Cystic Fibrosis and the Hearing Loss Connection

Cystic Fibrosis is a chronic, inherited disease which affects the lungs and digestive system from a defective gene and its protein produces unusually thick sticky mucus. Worldwide, 70,000 and nationwide 30,000 children and adults are affected.  Those with CF have their lungs clog which leads to life-threatening lung infections. This mucus can also obstruct the pancreas and stop natural enzymes which help the body break down and absorb food.

Medical advances have helped those with CF to live longer. In the 1950s few lived beyond elementary school age, but now many live to 40 and beyond.  However, some of the treatments can have other effects on the body. Those who receive aminoglycosides for example are at higher risk for developing a sensorineural hearing loss.  But other studies suggest the aminoglycoside is not the only culprit. More research is needed to find other reasons. One or two treatments often do not lead to hearing loss, but statistically if an individual has 5 or more treatments they are at higher risk for hearing loss.
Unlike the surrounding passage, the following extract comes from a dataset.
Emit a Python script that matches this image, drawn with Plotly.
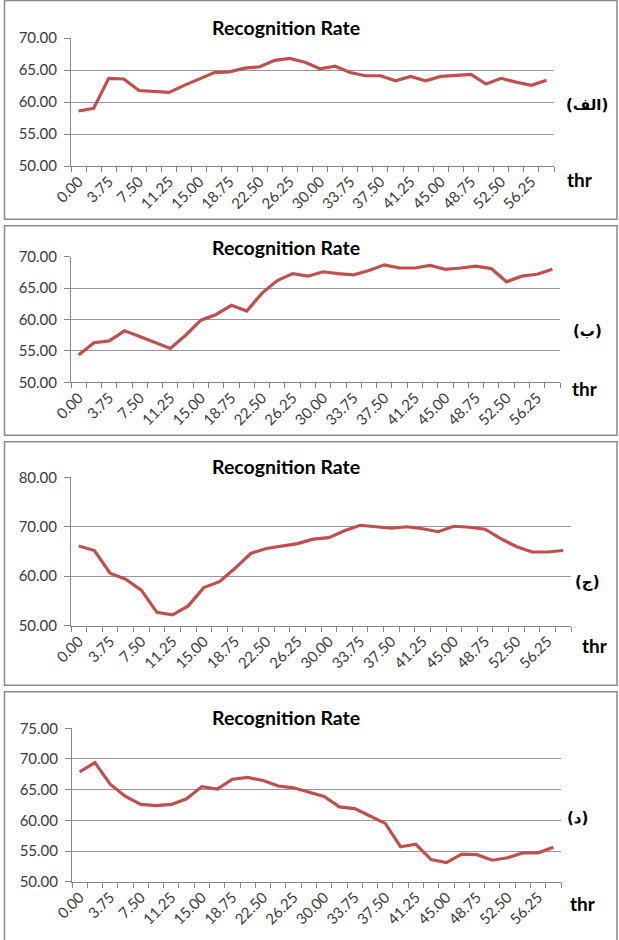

If this antibiotic is so potentially ototoxic, why use it? CF patients are prone to developing infections of the pulmonary and sinonasal systems. Aminoglycosides are used as they are very good at clearing up these life threatening infections. The treatment is considered so effective “that it outweighs the well-know side effects, which include hare cell loss and thus hearing loss.”

Audiologists and other hearing health professionals would like everyone screened at early ages and we have known for over three decades there are ototoxic drugs to treat complications of CF. We need to continue to spread the word on encouraging CF suffers to get their hearing monitored.